Power Plant Control Systems
By Wayne Salo
Over the past 40+ years I have been involved with the design, specification, installation, maintenance and tuning of boiler/turbine combustion control systems and plant auxiliary systems. Over the years I have observed that companies have not been hiring or replacing control engineers in a timely fashion to provide the time to allow appropriate mentoring on the operation of the plant or of the specific equipment. The control engineer is the last check or line of defense to the proper operation of the equipment. It is important that this last check result in the proper implementation of a control scheme that reflects the appropriate operation and interface of this equipment within the overall design of the plant.
Depending on the particular plant, the design of individual control elements may be more or less sophisticated. Some plants and processes may have been designed for cyclic operation while others may have been designed only for base or steady-state loading.

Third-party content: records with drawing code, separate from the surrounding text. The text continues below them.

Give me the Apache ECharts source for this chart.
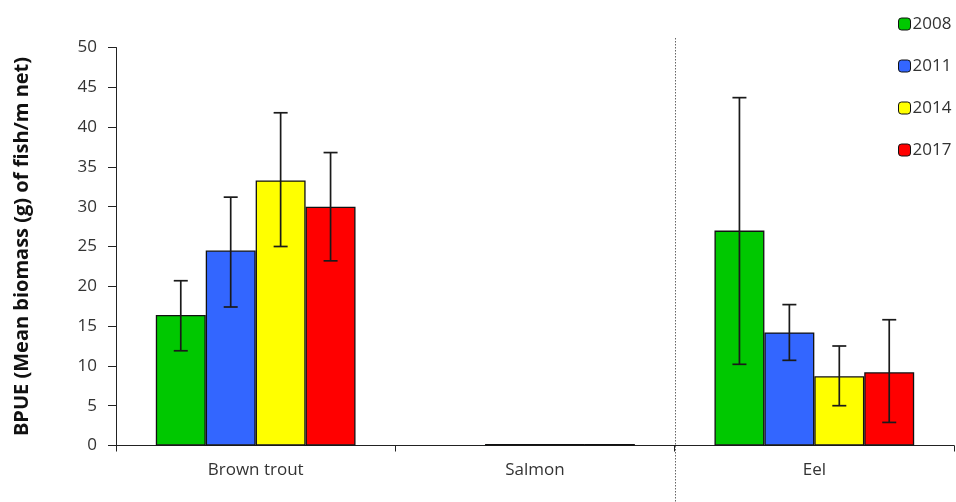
<!DOCTYPE html>
<html>
<head>
<meta charset="utf-8">
<script src="https://cdn.jsdelivr.net/npm/echarts@6/dist/echarts.min.js"></script>
<style>
  html, body { margin: 0; padding: 0; background: #fff; }
  #chart { width: 956px; height: 502px; }
</style>
</head>
<body>
<div id="chart"></div>
<script>
// Species groups and survey years
const categories = ['Brown trout', 'Salmon', 'Eel'];
const years = ['2008', '2011', '2014', '2017'];
const colors = ['#00C800', '#3366FF', '#FFFF00', '#FF0000'];

// Mean BPUE per year (g of fish / m net), one value per species
const bpue2008 = [16.4, null, 27.0];
const bpue2011 = [24.5, 0.2, 14.2];
const bpue2014 = [33.3, 0.2, 8.7];
const bpue2017 = [30.0, 0.2, 9.2];

// Error bar limits [low, high] per species
const err2008 = [[11.9, 20.7], null, [10.2, 43.7]];
const err2011 = [[17.4, 31.2], null, [10.7, 17.7]];
const err2014 = [[25.0, 41.8], null, [5.0, 12.5]];
const err2017 = [[23.2, 36.8], null, [2.9, 15.8]];

const yTicks = { min: 0, max: 50, interval: 5 };

const values = [bpue2008, bpue2011, bpue2014, bpue2017];
const errors = [err2008, err2011, err2014, err2017];

const FONT = 'Open Sans';
const CATEGORY_GAP = 0.285;

const chart = echarts.init(document.getElementById('chart'), null, { renderer: 'canvas' });

const barSeries = years.map((y, i) => ({
  name: y,
  type: 'bar',
  data: values[i],
  barGap: '0%',
  barCategoryGap: (CATEGORY_GAP * 100) + '%',
  itemStyle: { color: colors[i], borderColor: '#111', borderWidth: 1.3 },
  emphasis: { disabled: true },
  z: 2
}));

const errSeries = years.map((y, i) => ({
  type: 'custom',
  name: y + ' err',
  data: errors[i].map((e, k) => e ? [k, e[0], e[1]] : [k, null, null]),
  z: 5,
  silent: true,
  renderItem: function (params, api) {
    const lo = api.value(1), hi = api.value(2);
    if (lo === null || isNaN(lo)) return null;
    const cat = api.value(0);
    const band = api.size([1, 0])[0];
    const bw = band * (1 - CATEGORY_GAP) / years.length;
    const off = (i - (years.length - 1) / 2) * bw;
    const pLo = api.coord([cat, lo]);
    const pHi = api.coord([cat, hi]);
    const x = pLo[0] + off;
    const cap = 7;
    const style = { stroke: '#1a1a1a', lineWidth: 1.7 };
    return {
      type: 'group',
      children: [
        { type: 'line', shape: { x1: x, y1: pLo[1], x2: x, y2: pHi[1] }, style },
        { type: 'line', shape: { x1: x - cap, y1: pLo[1], x2: x + cap, y2: pLo[1] }, style },
        { type: 'line', shape: { x1: x - cap, y1: pHi[1], x2: x + cap, y2: pHi[1] }, style }
      ]
    };
  }
}));

const option = {
  animation: false,
  backgroundColor: '#fff',
  grid: { left: 116, right: 2, top: 47.5, bottom: 56.5, containLabel: false },
  legend: {
    data: years,
    orient: 'vertical',
    left: 893,
    top: 9,
    itemWidth: 12,
    itemHeight: 12,
    itemGap: 22,
    selectedMode: false,
    textStyle: { fontFamily: FONT, fontSize: 17, color: '#333', lineHeight: 20, padding: [0, 0, 0, -3] },
    itemStyle: { borderColor: '#111', borderWidth: 1 }
  },
  xAxis: {
    type: 'category',
    data: categories,
    axisLine: { lineStyle: { color: '#222', width: 1 } },
    axisTick: { show: true, length: 6, lineStyle: { color: '#222' } },
    axisLabel: { fontFamily: FONT, fontSize: 17, color: '#333', margin: 16 },
    splitLine: { show: false }
  },
  yAxis: {
    type: 'value',
    min: yTicks.min,
    max: yTicks.max,
    interval: yTicks.interval,
    name: 'BPUE (Mean biomass (g) of fish/m net)',
    nameLocation: 'middle',
    nameGap: 84,
    nameTextStyle: { fontFamily: FONT, fontSize: 20, fontWeight: 'bold', color: '#111' },
    axisLine: { show: true, lineStyle: { color: '#222', width: 1 } },
    axisTick: { show: true, length: 8, lineStyle: { color: '#222' } },
    axisLabel: { fontFamily: FONT, fontSize: 17, color: '#333', margin: 19 },
    splitLine: { show: false }
  },
  series: [...barSeries, ...errSeries]
};

chart.setOption(option);

// Dotted divider between the Salmon and Eel groups
function drawDivider() {
  const cSalmon = chart.convertToPixel({ xAxisIndex: 0 }, 'Salmon');
  const cEel = chart.convertToPixel({ xAxisIndex: 0 }, 'Eel');
  const x = Math.round((cSalmon + cEel) / 2) + 0.5;
  chart.setOption({
    graphic: [{
      type: 'line',
      shape: { x1: x, y1: 38, x2: x, y2: 502 },
      style: { stroke: '#666', lineWidth: 1, lineDash: [1.5, 1.5] },
      z: 1,
      silent: true
    }]
  });
}
drawDivider();
</script>
</body>
</html>
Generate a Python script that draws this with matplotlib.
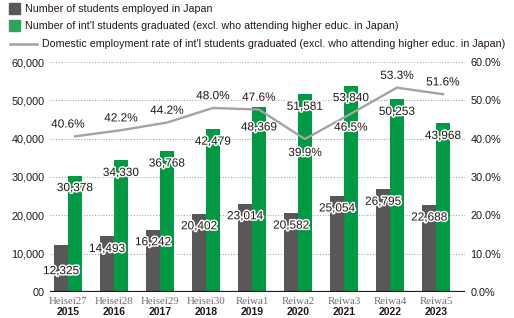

In this document I will attempt to discuss the control loop/system control implementation from the basic to the most extensive. The actual implementation you may actually need will be determined by the original design criteria for the overall unit and individual components within the generation unit. It must be remembered that the control system is an overlay of the actual plant system and process. The fundamentals of the process must be known and the control system needs to reflect and complement these processes.
Additional associated systems are discussed that may not use control systems through the Computer System, but are important enough to warrant some understanding. These systems may affect the operation of the other controlled systems discussed in other sections of this document.
As the requirements of the processes become more constrained, I have found that it is important to model the process and anticipate and appropriately pre-position the manipulated variables before errors occur in the process that require feedback control.
Since I am now semi-retired, I also wanted to document some of knowledge I have gleaned in these past 40 years. In working with customers I have realized that many of the end users responsible for maintaining this equipment do not understand some of the fundamentals associated with the equipment and processes being controlled.
This document was not created as a research project nor an extensively documented paper but is a summation and monolog of my working experience.